Winston Churchill was British Colonial Secretary when he visited the Middle East in the winter of 1920-1921. Anti-Semitic elements in the British government tried to assert that the Jews were not needed to develop Palestine. Churchill replied:

  • Left to themselves, the Arabs of Palestine would not in a thousand years have taken effective steps towards the irrigation and electrification of Palestine. They would have been quite content to dwell—a handful of philosophic people—in wasted sun-drenched plains, letting the waters of the Jordan flow unbridled and unharnessed into the Dead Sea.”

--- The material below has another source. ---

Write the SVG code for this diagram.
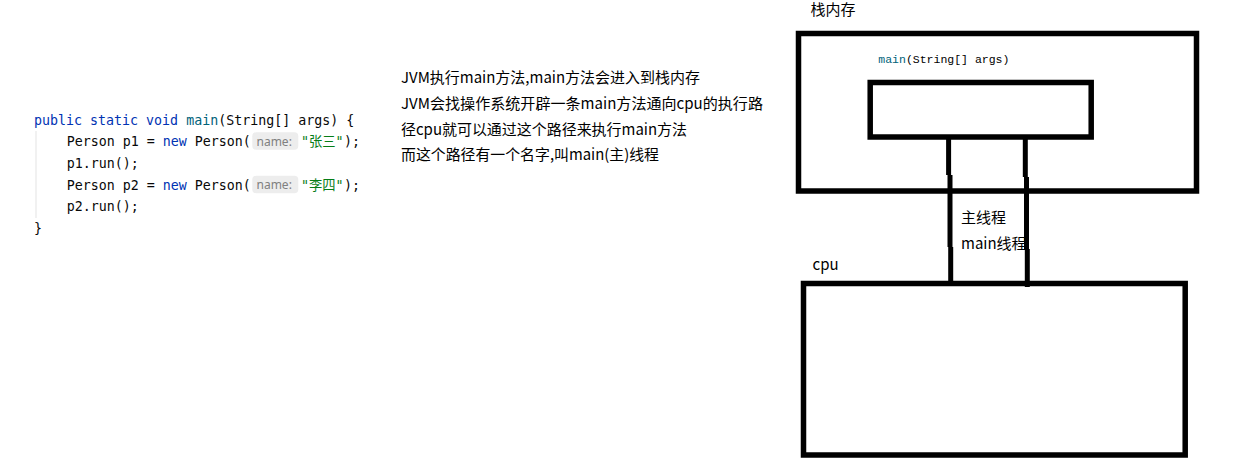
<svg xmlns="http://www.w3.org/2000/svg" width="1234" height="462" viewBox="0 0 1234 462">
<style>
.code{font-family:"DejaVu Sans Mono","Noto Sans CJK SC",monospace;font-size:13.3px;fill:#080808}
.kw{fill:#0033b3}
.fn{fill:#00627a}
.str{fill:#067d17}
.hint{font-family:"Noto Sans","Noto Sans CJK SC",sans-serif;font-size:12px;fill:#808080}
.hintbox{fill:#ededed}
.note{font-family:"Noto Sans CJK SC",sans-serif;font-size:15px;fill:#000}
.sig{font-family:"Liberation Mono","Noto Sans CJK SC",monospace;font-size:11.5px;fill:#000}
.box{fill:none;stroke:#000;stroke-width:5.5}
.wire{fill:none;stroke:#000;stroke-width:5}
</style>
<rect width="1234" height="462" fill="#fff"/>
<g id="code">
<line x1="36" y1="131" x2="36" y2="218" stroke="#e3e3e3" stroke-width="1"/>
<text class="code" x="34" y="124.5" xml:space="preserve"><tspan class="kw">public static void</tspan> <tspan class="fn">main</tspan>(String[] args) {</text>
<text class="code" x="66.7" y="146.2" xml:space="preserve">Person p1 = <tspan class="kw">new</tspan> Person(</text>
<rect class="hintbox" x="252.3" y="132.3" width="46" height="17.5" rx="4"/>
<text class="hint" x="256.5" y="145.5">name:</text>
<text class="code str" x="301" y="146.2">"张三"</text>
<text class="code" x="344" y="146.2">);</text>
<text class="code" x="66.7" y="167.9">p1.run();</text>
<text class="code" x="66.7" y="189.6" xml:space="preserve">Person p2 = <tspan class="kw">new</tspan> Person(</text>
<rect class="hintbox" x="252.3" y="175.7" width="46" height="17.5" rx="4"/>
<text class="hint" x="256.5" y="188.9">name:</text>
<text class="code str" x="301" y="189.6">"李四"</text>
<text class="code" x="344" y="189.6">);</text>
<text class="code" x="66.7" y="211.3">p2.run();</text>
<text class="code" x="34" y="233">}</text>
</g>
<g id="explanation">
<text class="note" x="401" y="83" textLength="299" lengthAdjust="spacingAndGlyphs">JVM执行main方法,main方法会进入到栈内存</text>
<text class="note" x="401" y="109" textLength="362" lengthAdjust="spacingAndGlyphs">JVM会找操作系统开辟一条main方法通向cpu的执行路</text>
<text class="note" x="401" y="134.5" textLength="286" lengthAdjust="spacingAndGlyphs">径cpu就可以通过这个路径来执行main方法</text>
<text class="note" x="401" y="160" textLength="258" lengthAdjust="spacingAndGlyphs">而这个路径有一个名字,叫main(主)线程</text>
</g>
<g id="stack">
<text class="note" x="810.5" y="15">栈内存</text>
<rect class="box" x="798.5" y="33.5" width="398" height="157.5"/>
</g>
<g id="main-frame">
<text class="sig" x="878.3" y="62.5"><tspan class="fn">main</tspan>(String[] args)</text>
<rect class="box" x="870.2" y="82.5" width="221" height="54.5"/>
</g>
<g id="cpu">
<text class="note" x="812.5" y="270">cpu</text>
<rect class="box" x="803.5" y="283.5" width="381.7" height="171.5"/>
</g>
<g id="connectors">
<line class="wire" x1="948.6" y1="139" x2="948.6" y2="175"/>
<line class="wire" x1="950" y1="175" x2="950" y2="247"/>
<line class="wire" x1="950.7" y1="247" x2="950.7" y2="282"/>
<line class="wire" x1="1025.3" y1="139" x2="1025.3" y2="177"/>
<line class="wire" x1="1026.5" y1="177" x2="1026.5" y2="249"/>
<line class="wire" x1="1027.3" y1="249" x2="1027.3" y2="287"/>
</g>
<g id="thread-label">
<text class="note" x="961" y="223">主线程</text>
<text class="note" x="961" y="249">main线程</text>
</g>
</svg>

In 1924, a few months after becoming Commissioner of the U.S. Bureau of Reclamation, Elwood Mead (namesake of Lake Mead behind Hoover Dam) published a highly favorable review of Jewish settlements in Palestine based on his visits there in 1923. His article, “New Palestine,” praised the Zionists accomplishments and plans, a publicity coup. Mead blamed Islam, Ottoman governance, and Arab culture for the demise of Roman irrigation systems that, according to Mead, once supported “lands flowing with milk and honey.” Mead was a consultant to Chiam Weizman offering his expertise to maximize the return on investment of the extensive investments in irrigation, land reclamation, and water supplies in the Zionist areas based on Mead’s extensive experience in the American West.

After the Arab riots in 1929, Mead wrote to the British High Commissioner that Jewish colonists had produced “a marvelous transformation” in the Palestinian landscape. Mead noted that in his visits to Palestine he had seen nothing “to indicate that the Arab was injured.” Moreover, the Jewish example of “what modern finance and equipment can do, coupled with the sympathetic interest of the government is bringing him out of the hopeless inertia that misgovernment and oppression of centuries past have created …. ” Jewish settlers in Palestine were not only reclaiming the land, they were elevating living standards for the Arab population and assisting the British government.

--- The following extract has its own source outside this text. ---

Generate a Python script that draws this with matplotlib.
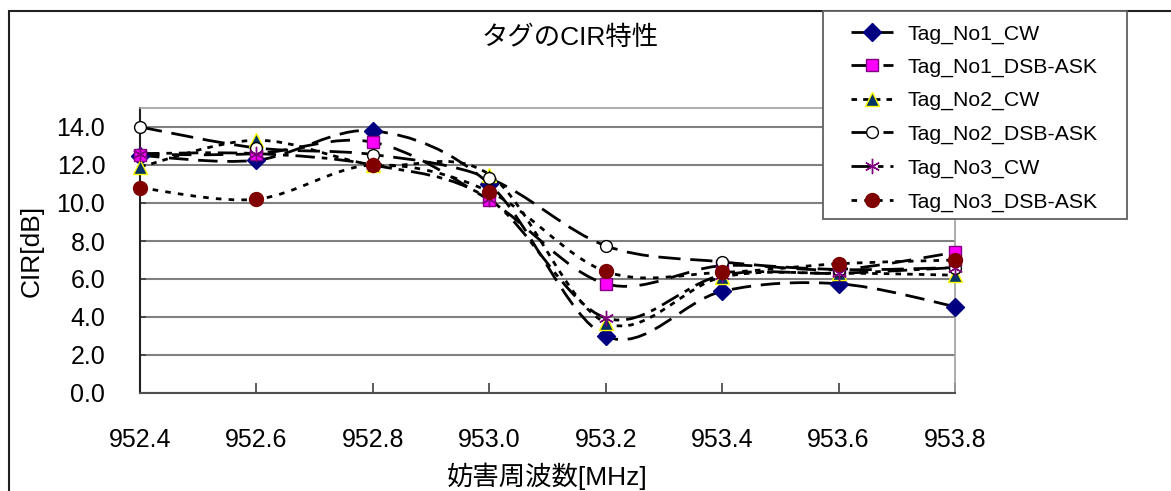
import numpy as np
import matplotlib
matplotlib.use('Agg')
import matplotlib.pyplot as plt
from matplotlib.path import Path
from matplotlib.patches import PathPatch, Rectangle
from matplotlib.lines import Line2D

plt.rcParams['font.family'] = ['Liberation Sans', 'Noto Sans CJK JP']

# data
freq = [952.4, 952.6, 952.8, 953.0, 953.2, 953.4, 953.6, 953.8]
tag1_cw = [12.5, 12.25, 13.8, 11.0, 3.0, 5.35, 5.75, 4.55]
tag1_dsb = [12.55, 12.6, 13.2, 10.15, 5.75, 6.7, 6.5, 7.4]
tag2_cw = [11.9, 13.3, 12.0, 11.5, 3.7, 6.1, 6.3, 6.2]
tag2_dsb = [14.0, 12.9, 12.55, 11.3, 7.75, 6.9, 6.5, 6.6]
tag3_cw = [12.6, 12.6, 12.0, 10.2, 3.95, 6.2, 6.3, 6.6]
tag3_dsb = [10.8, 10.2, 12.0, 10.6, 6.4, 6.35, 6.8, 7.0]

names = ['Tag_No1_CW', 'Tag_No1_DSB-ASK', 'Tag_No2_CW',
         'Tag_No2_DSB-ASK', 'Tag_No3_CW', 'Tag_No3_DSB-ASK']
series = [tag1_cw, tag1_dsb, tag2_cw, tag2_dsb, tag3_cw, tag3_dsb]

styles = [
    dict(marker='D', ms=9, mfc='#000080', mec='#000080', ls=(0, (7, 3.5))),
    dict(marker='s', ms=9, mfc='#FF00FF', mec='#800080', ls=(0, (7, 4.5))),
    dict(marker='^', ms=10, mfc='#003366', mec='#FFFF00', ls=(0, (2, 2.2))),
    dict(marker='o', ms=8.5, mfc='white', mec='black', ls=(0, (8, 3.5))),
    dict(marker=(6, 2, 0), ms=11, mfc='#800080', mec='#800080', ls=(0, (7, 2.5, 2, 2.5))),
    dict(marker='o', ms=10, mfc='#800000', mec='#800000', ls=(0, (2, 2.6))),
]
LW = 2.0


def smooth_path(x, y):
    # Excel-like smoothed line: Bezier segments through the points
    p = np.column_stack([x, y]).astype(float)
    ext = np.vstack([p[0], p, p[-1]])
    verts = [p[0]]
    codes = [Path.MOVETO]
    for i in range(len(p) - 1):
        p0, p1, p2, p3 = ext[i], ext[i + 1], ext[i + 2], ext[i + 3]
        c1 = p1 + (p2 - p0) / 6.0
        c2 = p2 - (p3 - p1) / 6.0
        verts += [c1, c2, p2]
        codes += [Path.CURVE4] * 3
    return Path(verts, codes)


fig = plt.figure(figsize=(11.71, 4.91), dpi=100)
W, H = 1171.0, 491.0
ax = fig.add_axes([140 / W, 1 - 393 / H, 815 / W, 285 / H])

for ys, st in zip(series, styles):
    ax.add_patch(PathPatch(smooth_path(freq, ys), fill=False, edgecolor='black',
                           lw=LW, ls=st['ls'], zorder=3, capstyle='butt'))
for i, (ys, st) in enumerate(zip(series, styles)):
    ax.plot(freq, ys, ls='none', marker=st['marker'], ms=st['ms'],
            mfc=st['mfc'], mec=st['mec'], mew=1.0, zorder=4 + i, clip_on=False)

ax.set_xlim(952.4, 953.8)
ax.set_ylim(0, 15)
ax.set_xticks(freq)
ax.set_xticklabels(['%.1f' % f for f in freq])
ax.set_yticks(np.arange(0, 15, 2))
ax.set_yticklabels(['%.1f' % v for v in np.arange(0, 15, 2)])
ax.tick_params(axis='x', direction='in', length=7, width=1.2, color='#404040',
               labelsize=18, pad=25)
ax.tick_params(axis='y', direction='in', length=4, width=1.2, color='#404040',
               labelsize=18, pad=25)
ax.grid(axis='y', color='#808080', lw=1.5)
ax.set_axisbelow(True)
for s in ['top', 'right']:
    ax.spines[s].set_color('#a0a0a0')
    ax.spines[s].set_linewidth(1.2)
ax.spines['left'].set_color('#202020')
ax.spines['bottom'].set_color('#505050')
ax.spines['left'].set_linewidth(1.5)
ax.spines['bottom'].set_linewidth(1.5)

ax.set_xlabel('妨害周波数[MHz]', fontsize=19, labelpad=8)
ax.set_ylabel('CIR[dB]', fontsize=19, labelpad=9)
fig.text(570 / W, 1 - 38 / H, 'タグのCIR特性', fontsize=19, ha='center', va='center')

# legend box drawn by hand to match the placement
fig.patches.append(Rectangle((823 / W, 1 - 219 / H), (1127 - 823) / W, (219 - 11) / H,
                             transform=fig.transFigure, facecolor='white',
                             edgecolor='#606060', lw=1.3, zorder=20))
row_y = [32, 65, 98.5, 132, 166, 200]
for name, st, ry in zip(names, styles, row_y):
    yy = 1 - ry / H
    fig.add_artist(Line2D([851 / W, 893 / W], [yy, yy], transform=fig.transFigure,
                          color='black', lw=LW, ls=st['ls'], zorder=21))
    fig.add_artist(Line2D([872 / W], [yy], transform=fig.transFigure, ls='none',
                          marker=st['marker'], ms=st['ms'], mfc=st['mfc'],
                          mec=st['mec'], mew=1.0, zorder=22))
    fig.text(908 / W, yy, name, fontsize=15.3, ha='left', va='center_baseline', zorder=23)

fig.patches.append(Rectangle((9 / W, -0.2), 2, 1 - 11 / H + 0.2, transform=fig.transFigure,
                             fill=False, edgecolor='#202020', lw=1.5, zorder=0))

fig.savefig('out.png', dpi=100)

In his report to the League of Nations on the Administration of Palestine and Transjordan for the year 1925, the British High Commissioner wrote:

  • Fuel-power stations for the generation of electrical light and energy have been established at Haifa and Tiberias by the [Jewish] Palestine Electric Corporation, Limited. This increase in commercial activity, in building enterprise and new industrial developments is due almost entirely to Jewish capital and the entry during the year of an immigrant class with money to invest.

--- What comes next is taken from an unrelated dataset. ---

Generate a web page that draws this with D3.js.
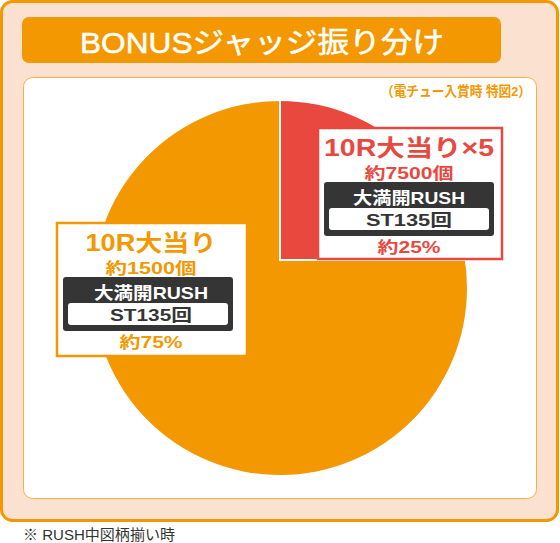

During this period a significant shift of population took place as Arabs and others from all over the Middle East moved to the areas of Zionist cultivation and development. The organizational and technical skills of the Jewish settlers, their access to outside capital, and their sheer hard work created an economic boom that created opportunity for Arab workers, particularly in contrast to the stagnant conditions elsewhere in the region. This has been documented by many, following the much-criticized but basically sound work of Joan Peters in her book From Time Immemorial: The Origins of the Arab–Jewish Conflict Over Palestine. The central findings are that:

  1. As far back as 1893, the Jews not only were already far from being a small minority in the areas where they had settled, but were the largest single group there (if one divides the non-Jewish population into Muslim and Christian), and
  2. Substantial immigration of Arabs to Palestine took place during the first half of the twentieth century; from 1893 to 1947 while the Palestinian Arab population slightly more than doubled in areas where no Jews were settled, it quintupled in the main areas of Jewish settlement.

These findings are supported with an array of demographic statistics and contemporary accounts, the bulk of which have not been questioned by any reviewer.